SECTION 10.12    Release of Borrowers and Guarantors. The Obligations of any Loan Party (other than the Parent Borrower) shall automatically terminate and be of no further force or effect and such Loan Party shall be automatically released from all obligations under this Agreement and all Loan Documents upon:
(a)    the sale, disposition, exchange or other transfer (including through merger, consolidation amalgamation or otherwise) of the Capital Stock (including any sale, disposition or other transfer following which the applicable Loan Party is no longer a Restricted Subsidiary), of the applicable Loan Party to a Person that is not an Affiliate of a Loan Party if such sale, disposition, exchange or other transfer is made in a manner not in violation of this Agreement and for a bona fide business purpose other than causing the release of such Obligations;
(b)    the designation of such Loan Party as an Unrestricted Subsidiary in accordance with the provisions of the definition of “Unrestricted Subsidiary”;
(c)    such Subsidiary becomes an Excluded Subsidiary in accordance with the provisions of the definition of “Excluded Subsidiary” (as evidenced by a notice in writing from an Officer of the Parent Borrower); or
(d)    repayment of all of the Obligations (other than contingent indemnity obligations for which no claim has been made) and termination of all of the Commitments hereunder and termination or cash collateralization on terms acceptable to the applicable Issuing Bank of all Letters of Credit.
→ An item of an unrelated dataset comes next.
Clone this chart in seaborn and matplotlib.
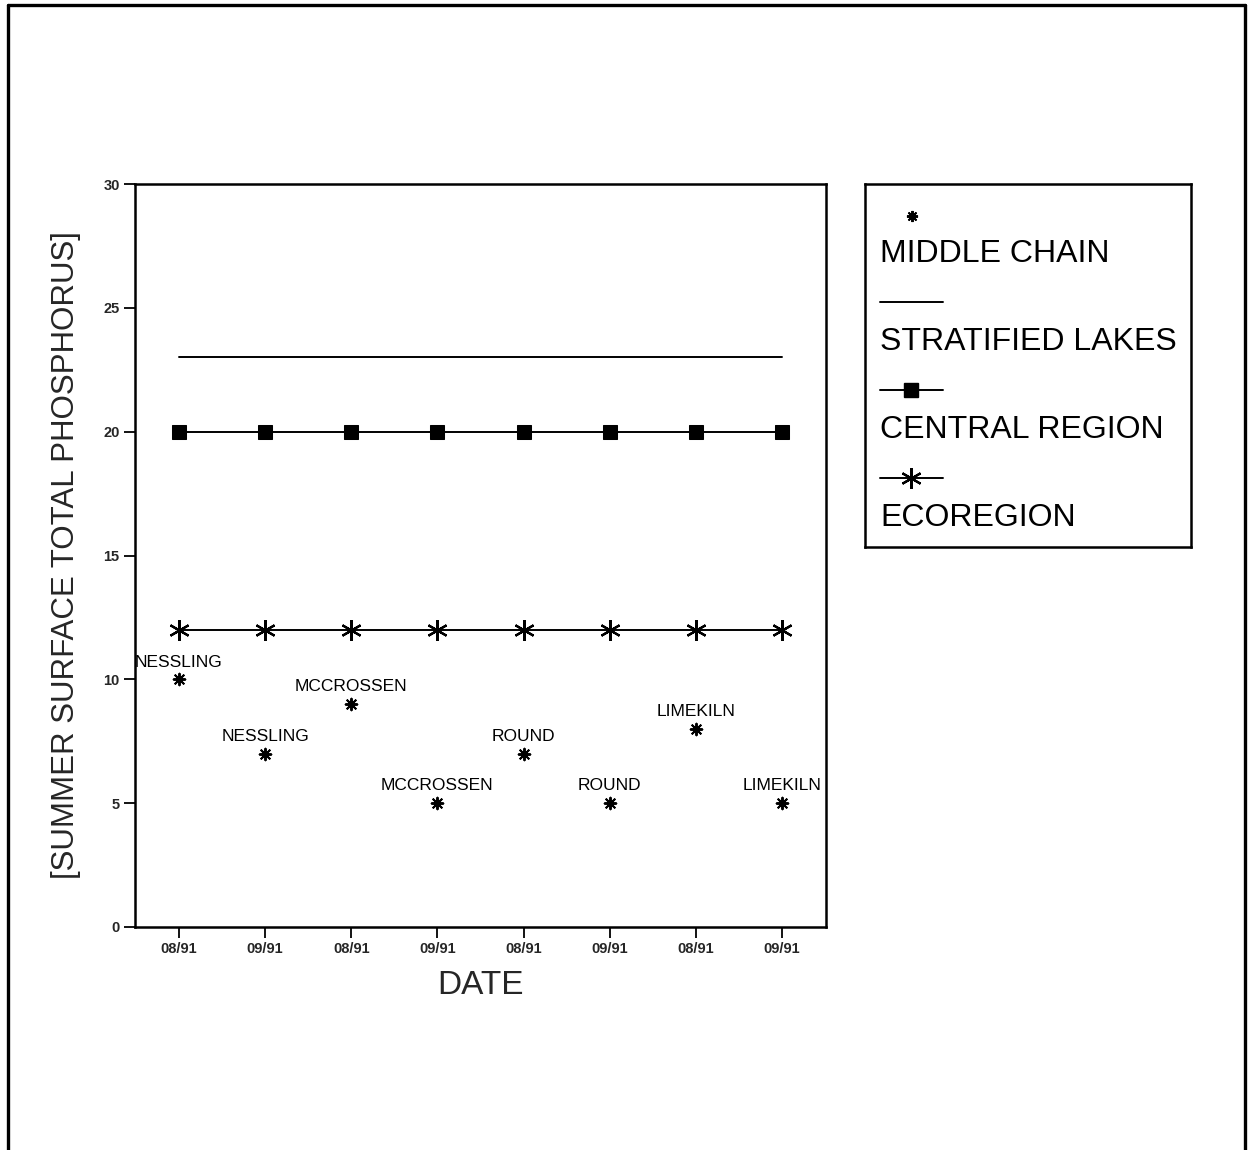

SECTION 10.13    Addition of Guarantors. The parties hereto acknowledge and agree that the Parent Borrower shall be permitted to add other direct and indirect Subsidiaries of the Parent Borrower as Guarantors under this Agreement in its discretion pursuant and subject to the provisions of Section 5.16, and that any such addition shall be effectuated by such Subsidiary and other applicable parties executing a joinder agreement and other documents required by the Administrative Agent in form and substance satisfactory to the Administrative Agent (and shall not be deemed an amendment of this Agreement).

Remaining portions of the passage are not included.